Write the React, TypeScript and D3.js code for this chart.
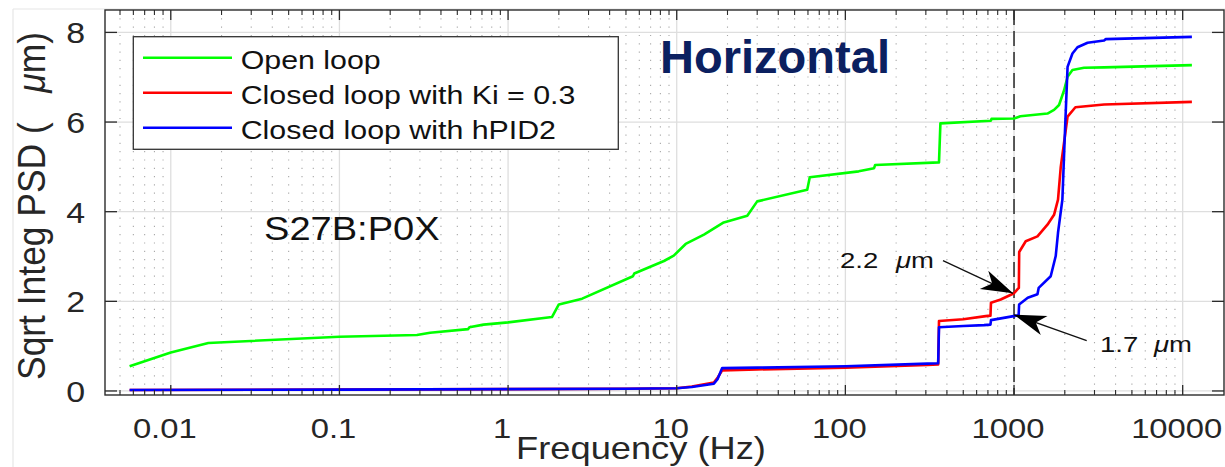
import React from 'react';
import * as d3 from 'd3';

// ---- data ----
const freqOpen = [0.0057, 0.01, 0.0167, 0.1, 0.288, 0.345, 0.58, 0.59, 0.715, 1.0, 1.82, 2.0, 2.75, 5.5, 5.6, 8.4, 9.6, 11.3, 14.5, 19.0, 26.2, 30.0, 59.4, 61.5, 120, 148, 150, 359, 366, 728, 735, 1000, 1090, 1578, 1727, 1849, 1981, 2077, 2220, 2600, 3420, 11340];
const openLoop = [0.55, 0.86, 1.07, 1.21, 1.25, 1.30, 1.38, 1.42, 1.48, 1.53, 1.65, 1.93, 2.06, 2.56, 2.62, 2.90, 3.02, 3.28, 3.49, 3.76, 3.91, 4.23, 4.49, 4.77, 4.90, 4.97, 5.04, 5.10, 5.97, 6.03, 6.07, 6.08, 6.13, 6.19, 6.27, 6.38, 6.71, 7.01, 7.16, 7.21, 7.22, 7.27];

const freqKi = [0.0057, 0.1, 1, 5, 10, 12.3, 16.6, 17.5, 18.6, 30, 100, 306, 355, 359, 500, 680, 725, 730, 834, 1000, 1050, 1068, 1073, 1173, 1377, 1578, 1727, 1823, 1893, 2077, 2312, 3420, 11340];
const closedKi = [0.02, 0.03, 0.04, 0.05, 0.06, 0.10, 0.19, 0.30, 0.46, 0.48, 0.52, 0.58, 0.59, 1.56, 1.60, 1.67, 1.68, 1.97, 2.04, 2.18, 2.27, 2.30, 3.10, 3.34, 3.45, 3.71, 3.93, 4.27, 5.0, 6.12, 6.33, 6.39, 6.45];

const freqPID = [0.0057, 0.1, 1, 5, 10, 12.3, 16.6, 17.5, 18.6, 30, 100, 306, 355, 359, 500, 664, 725, 730, 994, 1065, 1072, 1206, 1377, 1400, 1650, 1767, 1823, 1935, 2005, 2077, 2220, 2378, 2730, 3420, 3500, 11340];
const closedPID = [0.02, 0.03, 0.04, 0.05, 0.06, 0.09, 0.16, 0.27, 0.51, 0.52, 0.55, 0.61, 0.62, 1.42, 1.45, 1.47, 1.48, 1.58, 1.67, 1.69, 1.93, 2.08, 2.16, 2.30, 2.56, 3.01, 3.53, 4.27, 5.8, 7.23, 7.53, 7.67, 7.77, 7.82, 7.85, 7.90];

const xTicks = [0.01, 0.1, 1, 10, 100, 1000, 10000];
const xTickLabels = ['0.01', '0.1', '1', '10', '100', '1000', '10000'];
const yTicks = [0, 2, 4, 6, 8];
const yTickLabels = ['0', '2', '4', '6', '8'];
const legendLabels = ['Open loop', 'Closed loop with Ki = 0.3', 'Closed loop with hPID2'];
const seriesColors = ['#00ff00', '#ff0000', '#0000ff'];
const markerFreq = 1000;
const annoKi = 2.2;
const annoPID = 1.7;

const W = 1225;
const H = 467;
const FONT = '"Liberation Sans", Arial, Helvetica, sans-serif';
const SX = 1.17;

function arrowHead(sx: number, sy: number, tx: number, ty: number) {
  const dx = tx - sx, dy = ty - sy;
  const len = Math.hypot(dx, dy);
  const ux = dx / len, uy = dy / len;
  const nx = -uy, ny = ux;
  const L = 32, Wd = 10, N = 0.72;
  const p = [
    [tx, ty],
    [tx - L * ux + Wd * nx, ty - L * uy + Wd * ny],
    [tx - N * L * ux, ty - N * L * uy],
    [tx - L * ux - Wd * nx, ty - L * uy - Wd * ny],
  ];
  return 'M' + p.map((q) => q.join(',')).join('L') + 'Z';
}

export default function App() {
  const left = 105, right = 1224, top = 10, bottom = 395;
  const x = d3.scaleLog().domain([Math.pow(10, -2.39), Math.pow(10, 4.245)]).range([left, right]);
  const y = d3.scaleLinear().domain([-0.09, 8.5]).range([bottom, top]);
  const line = d3.line<[number, number]>().x((d) => x(d[0])).y((d) => y(d[1]));

  const [d0, d1] = x.domain();
  const minor: number[] = [];
  for (let e = -3; e <= 4; e++) {
    for (let k = 2; k <= 9; k++) {
      const v = k * Math.pow(10, e);
      if (v > d0 && v < d1) minor.push(v);
    }
  }

  const series = [
    { f: freqOpen, v: openLoop, c: seriesColors[0] },
    { f: freqKi, v: closedKi, c: seriesColors[1] },
    { f: freqPID, v: closedPID, c: seriesColors[2] },
  ];

  const xm = x(markerFreq);
  const a1s = [943, 260.7];
  const a1t = [xm - 1, y(annoKi) + 1];
  const a2s = [1086.7, 340.7];
  const a2t = [xm, y(annoPID)];

  return (
    <svg width={W} height={H} style={{ position: 'absolute', left: 0, top: 0, background: '#fff' }} fontFamily={FONT}>
      <line x1={13} y1={9} x2={W} y2={9} stroke="#e6e6e6" strokeWidth={1.2} />
      <line x1={13} y1={9} x2={13} y2={H} stroke="#e6e6e6" strokeWidth={1.2} />

      <defs>
        <clipPath id="plot">
          <rect x={left} y={top} width={right - left} height={bottom - top} />
        </clipPath>
      </defs>

      {minor.map((v, i) => (
        <line key={'mg' + i} x1={x(v)} x2={x(v)} y1={top} y2={bottom} stroke="#a8a8a8" strokeWidth={1.1} strokeDasharray="1.2,7.1" />
      ))}
      {xTicks.map((v, i) => (
        <line key={'gx' + i} x1={x(v)} x2={x(v)} y1={top} y2={bottom} stroke="#dedede" strokeWidth={1.3} />
      ))}
      {yTicks.map((v, i) => (
        <line key={'gy' + i} x1={left} x2={right} y1={y(v)} y2={y(v)} stroke="#dedede" strokeWidth={1.3} />
      ))}

      <line x1={xm} x2={xm} y1={top} y2={bottom} stroke="#333" strokeWidth={1.6} strokeDasharray="15,6" />

      <g clipPath="url(#plot)">
        {series.map((s, i) => (
          <path key={'s' + i} d={line(s.f.map((f, j) => [f, s.v[j]] as [number, number])) || ''} fill="none" stroke={s.c} strokeWidth={2.6} strokeLinejoin="round" />
        ))}
      </g>

      <rect x={left} y={top} width={right - left} height={bottom - top} fill="none" stroke="#2b2b2b" strokeWidth={1.4} />

      {xTicks.map((v, i) => (
        <g key={'tx' + i}>
          <line x1={x(v)} x2={x(v)} y1={bottom} y2={bottom - 10} stroke="#2b2b2b" strokeWidth={1.3} />
          <line x1={x(v)} x2={x(v)} y1={top} y2={top + 10} stroke="#2b2b2b" strokeWidth={1.3} />
        </g>
      ))}
      {minor.map((v, i) => (
        <g key={'tm' + i}>
          <line x1={x(v)} x2={x(v)} y1={bottom} y2={bottom - 5} stroke="#2b2b2b" strokeWidth={1.1} />
          <line x1={x(v)} x2={x(v)} y1={top} y2={top + 5} stroke="#2b2b2b" strokeWidth={1.1} />
        </g>
      ))}
      {yTicks.map((v, i) => (
        <g key={'ty' + i}>
          <line x1={left} x2={left + 12} y1={y(v)} y2={y(v)} stroke="#2b2b2b" strokeWidth={1.3} />
          <line x1={right} x2={right - 12} y1={y(v)} y2={y(v)} stroke="#2b2b2b" strokeWidth={1.3} />
        </g>
      ))}

      {xTicks.map((v, i) => (
        <g key={'lx' + i} transform={`translate(${x(v) - 6},438) scale(${SX},1)`}>
          <text textAnchor="middle" fontSize={28} fill="#262626">{xTickLabels[i]}</text>
        </g>
      ))}
      {yTicks.map((v, i) => (
        <g key={'ly' + i} transform={`translate(85,${y(v) + 11}) scale(${SX},1)`}>
          <text textAnchor="end" fontSize={29} fill="#262626">{yTickLabels[i]}</text>
        </g>
      ))}

      <g transform={`translate(641,459) scale(${SX},1)`}>
        <text textAnchor="middle" fontSize={31} fill="#262626">Frequency (Hz)</text>
      </g>
      <g transform={`translate(45,206) scale(${SX},1) rotate(-90)`}>
        <text textAnchor="middle" fontSize={33} fill="#262626" textLength={348} lengthAdjust="spacingAndGlyphs">
          {'Sqrt Integ PSD (\u00a0\u00a0\u00a0'}<tspan fontStyle="italic">μ</tspan>m)
        </text>
      </g>

      <rect x={133.3} y={36.7} width={485} height={112.6} fill="#fff" stroke="#333" strokeWidth={1.3} />
      {legendLabels.map((lab, i) => {
        const ly = 57.7 + i * 35;
        return (
          <g key={'lg' + i}>
            <line x1={143} x2={232} y1={ly} y2={ly} stroke={seriesColors[i]} strokeWidth={2.6} />
            <g transform={`translate(240.7,${ly + 10.8}) scale(1.19,1)`}>
              <text fontSize={25.5} fill="#111">{lab}</text>
            </g>
          </g>
        );
      })}

      <text x={660} y={72.7} fontSize={46} fontWeight="bold" fill="#0b2060" textLength={230} lengthAdjust="spacingAndGlyphs">Horizontal</text>

      <g transform={`translate(264,240) scale(1.12,1)`}>
        <text fontSize={34} fill="#111">S27B:P0X</text>
      </g>

      <line x1={a1s[0]} y1={a1s[1]} x2={a1t[0]} y2={a1t[1]} stroke="#111" strokeWidth={1.3} />
      <path d={arrowHead(a1s[0], a1s[1], a1t[0], a1t[1])} fill="#000" />
      <line x1={a2s[0]} y1={a2s[1]} x2={a2t[0]} y2={a2t[1]} stroke="#111" strokeWidth={1.3} />
      <path d={arrowHead(a2s[0], a2s[1], a2t[0], a2t[1])} fill="#000" />

      <g transform="translate(840,268) scale(1.25,1)">
        <text fontSize={22} fill="#111">{annoKi.toFixed(1)}</text>
      </g>
      <g transform="translate(896,268) scale(1.25,1)">
        <text fontSize={22} fill="#111"><tspan fontStyle="italic">μ</tspan>m</text>
      </g>
      <g transform="translate(1100,351.7) scale(1.25,1)">
        <text fontSize={22} fill="#111">{annoPID.toFixed(1)}</text>
      </g>
      <g transform="translate(1154,351.7) scale(1.25,1)">
        <text fontSize={22} fill="#111"><tspan fontStyle="italic">μ</tspan>m</text>
      </g>
    </svg>
  );
}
--------------------------------------------------
Prompt: Your task is to reproduce exactly the lines from the start of the data above through the line containing "import * as d3 from 'd3';", leaving every picture out.

Response to the task:
Write the React, TypeScript and D3.js code for this chart.
import React from 'react';
import * as d3 from 'd3';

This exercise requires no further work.